Being aware of these pitfalls will help you avoid them!

Reviewing and Approving Minutes

To confirm accuracy, always review and approve meeting minutes:

  • Review minutes as a group at the start of the subsequent meeting. Ask for any additions or amendments.
  • Send minutes to attendees after the meeting requesting feedback within 24 hours.
  • Designate approvers like the meeting organizer or a leadership attendee to officially sign-off.
  • Maintain a change log capturing updates and corrections for reference.
  • Update the centralized minute repository with approved versions. Discard any prior drafts to avoid confusion.

Establishing a clear review process results in minutes people can trust and rely on.
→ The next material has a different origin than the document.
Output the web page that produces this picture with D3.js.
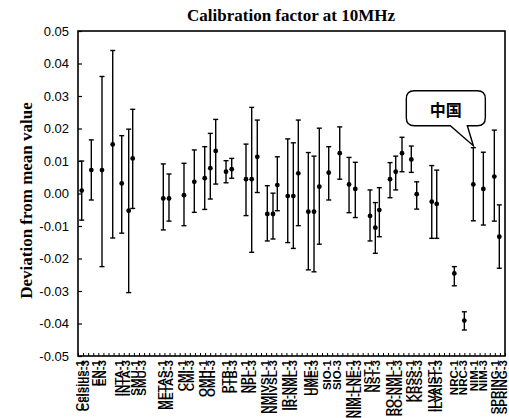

Storing Minutes Centrally for Accessibility

For meeting minutes to be valuable, they need to be easily accessible. Some options for central storage include:

  • Shared drive folder - Simple but versions can get disorganized. Rely on clear file naming like “Meeting Name - MM.DD.YYYY.”
  • Intranet portal - Allows easy access from one central spot. Can integrate into other systems like calendars.
  • Cloud collaboration platforms - Tools like GSuite, Office 365, and Dropbox enable access from anywhere. Great for distributed teams.
  • Minute-taking software - Dedicated minute apps like Supernormal provide robust templates, organization, and tracking.

Choose an easily searchable solution that works with your team’s existing toolset and workflows.

Automating Meeting Minutes with AI

Manually capturing meeting minutes can require intense focus and effort. AI technologies are emerging to automate and simplify the process. Intelligent meeting assistant Supernormal, for example, combines automatic speech-to-text transcription with AI-powered summarization to generate polished minutes in real-time. Users can also highlight important discussion points and action items during the meeting to ensure they are prominently captured.

Post-meeting, Supernormal formats your notes into professional minutes based on meeting type and content. Users can then quickly review and assign auto-extracted action items before publishing minutes across your team.

By automating transcription, note extraction, and document creation, Supernormal drastically reduces the effort of quality minute-taking. This allows meeting attendees to stay fully engaged in the discussion instead of constantly writing.

Key Takeaways and Next Steps

Thorough, organized meeting minutes drive accountability, alignment, and execution. To optimize the impact of your minutes:

  • Designate a consistent note taker and use templates
  • Prioritize actions, decisions, and key details - not transcripts
  • Format minutes clearly and consistently to aid scanability
  • Extract action items specifically with owners and dates
  • Leverage AI tools like Supernormal to automate manual notetaking
  • Store approved minutes centrally for easy access
  • Review minutes each meeting and track status of action items

Following best practices for minute-taking and circulation will lead to sharper, more focused meetings. Employees will be empowered to deliver on decisions made.